Votre cuisine s’appuie sur les savoir-faire de la haute gastronomie française tout en puisant dans ses racines méditerranéennes. Comment la définissez-vous ?
Philip Chronopoulos : Elle est très personnelle, elle raconte une histoire, elle traduit d’où l’on vient mais subtilement, par une utilisation bien dosée de produits grecs en ce qui me concerne. Il faut que cela reste une évocation légère, que ce ne soit pas trop évident, au Palais Royal Restaurant comme au Nolinski.
Adam Bentalha : Notre particularité à tous les deux est d’avoir fait nos armes dans de grandes maisons françaises, où nous avons appris les traditions et la culture gastronomique hexagonales, mais nos origines méditerranéennes, algériennes pour moi, nous ont permis de créer notre identité, notre signature. Pour ma part, c’est une cuisine d’instinct, qui colle aux attentes des clients du Brach et du Sinner. Je m’adapte à l’air du temps et à la saisonnalité,
je m’attache à faire des choses simples, bonnes, basées sur le produit et à assurer un service impeccable à une clientèle exigeante.
Qu’est ce qui vous inspire lorsque vous créez un plat ?

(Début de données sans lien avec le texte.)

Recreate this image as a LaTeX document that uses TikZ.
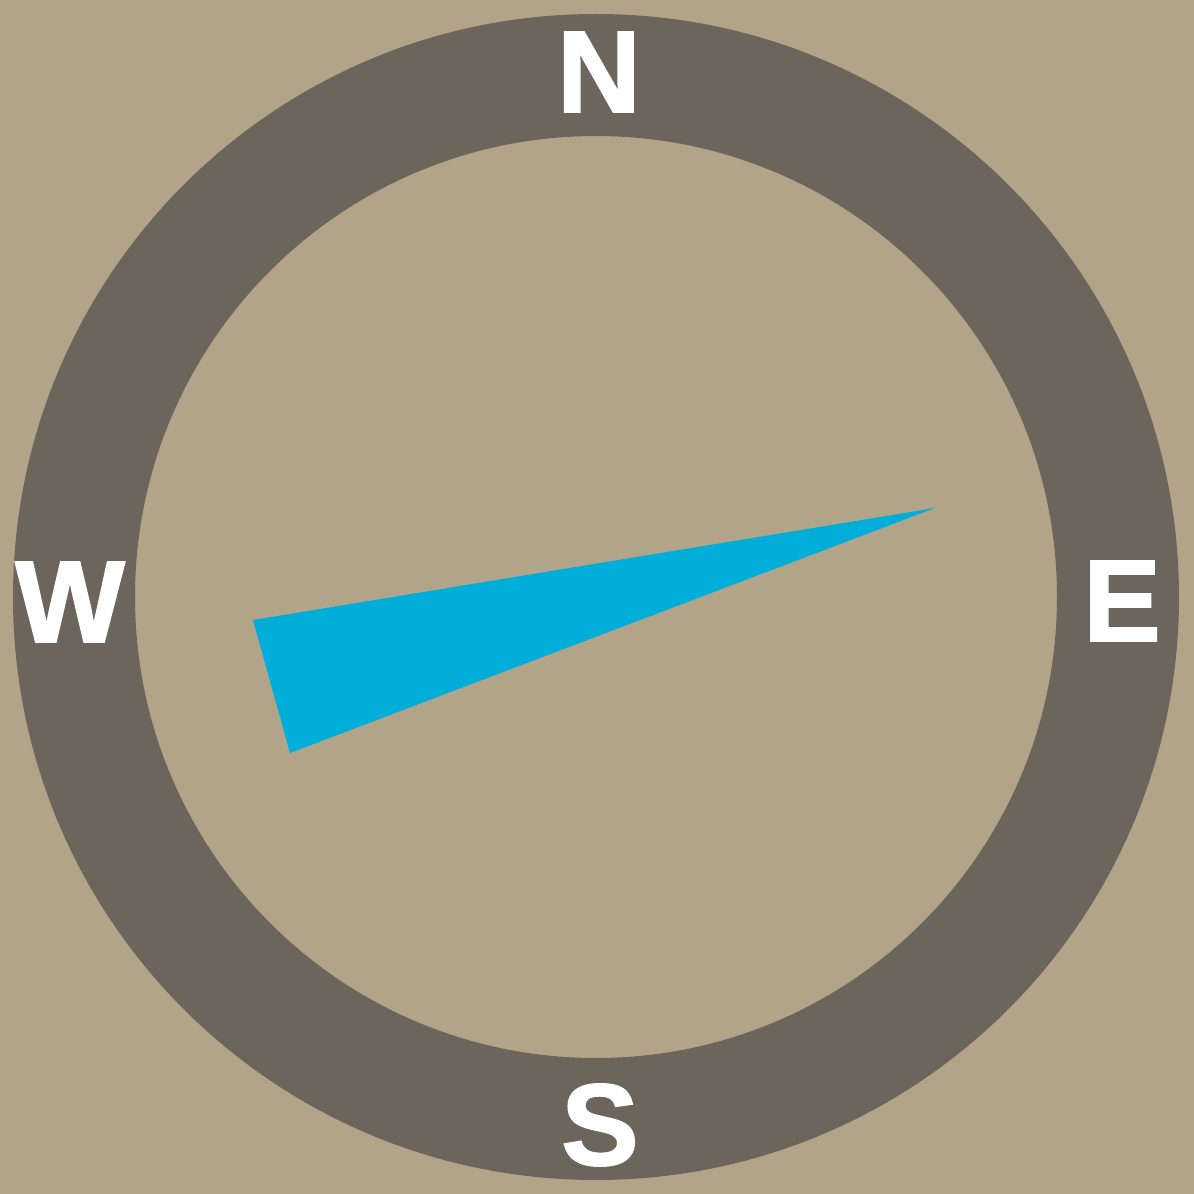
\documentclass[tikz,border=0pt]{standalone}
\usepackage{fontspec}
\newfontfamily\compassfont[FakeBold=1.6]{Liberation Sans Bold}
\usepackage{xcolor}
\usepackage{tikz}
\usetikzlibrary{
    positioning
}

\definecolor{sand}{RGB}{178,164,136}
\definecolor{ringgrey}{RGB}{108,101,92}
\definecolor{needleblue}{RGB}{0,174,217}

\begin{document}
\begin{tikzpicture}[
        point/.style={text=white, inner sep=0pt, font=\compassfont\fontsize{33}{33}\selectfont},
        needle/.style={fill=needleblue, draw=none}
      ]

      \fill[sand] (0,0) rectangle (11.94,11.94);
      \useasboundingbox (0,0) rectangle (11.94,11.94);

      \coordinate (centre) at (5.96,5.97);
      \fill[ringgrey, even odd rule] (centre) circle (5.83) (centre) circle (4.61);

      \node[point] (north) at (5.99,11.22) {N};
      \node[point] (east) at (11.22,5.93) {E};
      \node[point] (south) at (6.00,0.69) {S};
      \node[point] (west) at (0.70,5.92) {W};

      \coordinate (tip) at (9.35,6.86);
      \coordinate (tailtop) at (2.53,5.74);
      \coordinate (tailbottom) at (2.90,4.41);
      \fill[needle] (tip) -- (tailtop) -- (tailbottom) -- cycle;
    \end{tikzpicture}
\end{document}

Philip Chronopoulos : Le produit de saison d’abord, qui va déterminer l’idée. Je ne pose aucune barrière à ma créativité, et selon moi, c’est cette liberté assumée qui nous a permis, avec mon équipe, d’obtenir cette année une seconde étoile au Michelin pour le Restaurant du Palais Royal. Un processus qui prend du temps, qui vient avec l’expérience, la maturité et la stabilité d’une bonne équipe.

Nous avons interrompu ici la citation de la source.